OSHA to ag retailers: Get ready for PSM requirements in October
WASHINGTON,
Jan. 20, 2016 - Agricultural retailers – and the media that cover them – may
have been too hasty last month in announcing a long-term congressional reprieve
from Occupational Safety and Health Administration Process Safety Management (PSM)
standards.
The omnibus
funding bill for fiscal 2016 that was signed into law in late December was
hailed as providing wide-ranging relief from the PSM requirements that OSHA had
decided to apply to dealers. In addition to giving dealers more time to comply,
OSHA would begin a formal rulemaking process, and the Census Bureau would come
up with a new Standard Industrial Classification code for dealers.
Just last week, Sen. John Hoeven, R-ND.,
took credit for the language, saying he helped to include it in “legislation
Congress passed in December that prevents OSHA from imposing new restrictions
on fertilizer sales that would cause many retailers to stop selling to farmers
at rural locations.”
There was just one problem. The language in question was
not in the bill itself, but in a House-Senate “explanatory statement”
accompanying the bill. In legislative parlance, it was “report language,” not
“bill language.”
“Significantly, report language and
managers' statements do not have statutory force, (and) departments and
agencies are not legally bound by their declarations,” the Congressional
Research Service said in a
report from 2005. “These
documents do, however, explain congressional intent, and executive branch
agencies take them seriously because they must justify their budget requests
annually to the Appropriations Committees.”
The PSM
requirement was issued in new guidance in July, following a 2013 explosion
at the West, Texas, fertilizer plant, which killed 15 people and prompted an Executive
Order from President Obama.
In addition to
questioning the rationale for shoving retailers under a regulatory umbrella
they had thus far managed to avoid, the industry said OSHA had vastly
underestimated the financial impact of the new rules.
Compliance
with PSM could cost dealers more than $25,000 per facility, or at least 10
times more than estimated by OSHA, ARA says.
The report
language approved along with the omnibus bill says that the guidance cannot be
enforced until OSHA finishes a public rulemaking to implement the PSM standards
and the Census Bureau sets up a new Standard Industrial Classification for
agricultural retailers.
OSHA responded to the report language
last month, extending from July 22 to Oct. 1 the deadline for dealers to comply
with the PSM requirements.
“We are
hopeful that, whatever our enforcement deadline is, employers will take action
to improve the safety of their facilities that that we can prevent any further
worker injuries or fatalities in facilities using or storing highly hazardous
chemicals,” OSHA Deputy Assistant Secretary Jordan Barab said in a statement
provided to Agri-Pulse.
OSHA “does
not intend to go through formal rulemaking and is, in effect, taking the
position that this congressional directive need not be followed after the
current fiscal year ends,” ARA and The Fertilizer Institute said in a statement
sent to their members on Jan. 19.
“ARA and TFI worked together on the language
in the explanatory report and will seek inclusion of similar language in
legislation for the next federal fiscal year,” they said. “At an absolute
minimum, we believe the agency must go through formal rulemaking before
imposing this significant regulation on thousands of retailers.
“We continue to advocate that OSHA adhere to
the intent of Congress and go through a full notice and comment rulemaking, and
we are pursuing this through both legislative and judicial means; however, we
cannot be sure of the outcome.
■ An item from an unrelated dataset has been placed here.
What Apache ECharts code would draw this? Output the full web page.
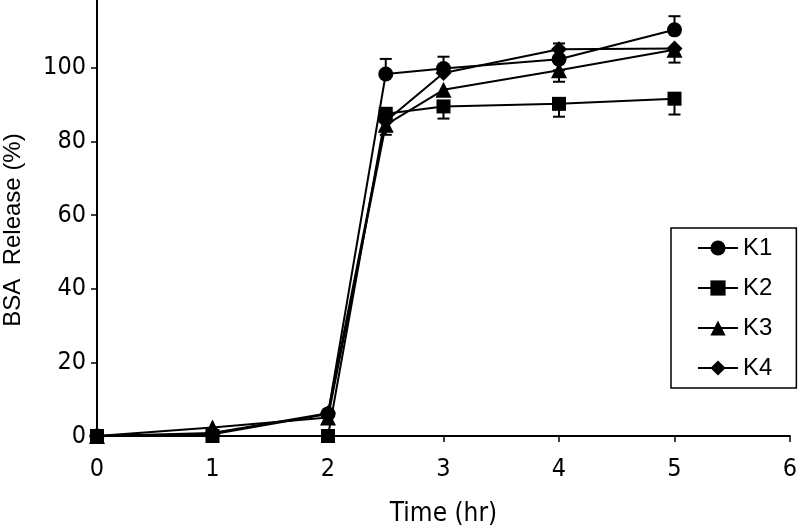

Therefore, we urge retailers to consider how
they will comply with PSM if no further relief is granted.”
ARA, TFI and more than a dozen dealers are
suing OSHA, claiming that it should have gone through a public rulemaking
process. OSHA, however, claims that guidance does not need to be put out for
public comment. The DC Circuit Court of Appeals says briefs related to the
matter must be submitted by March 28.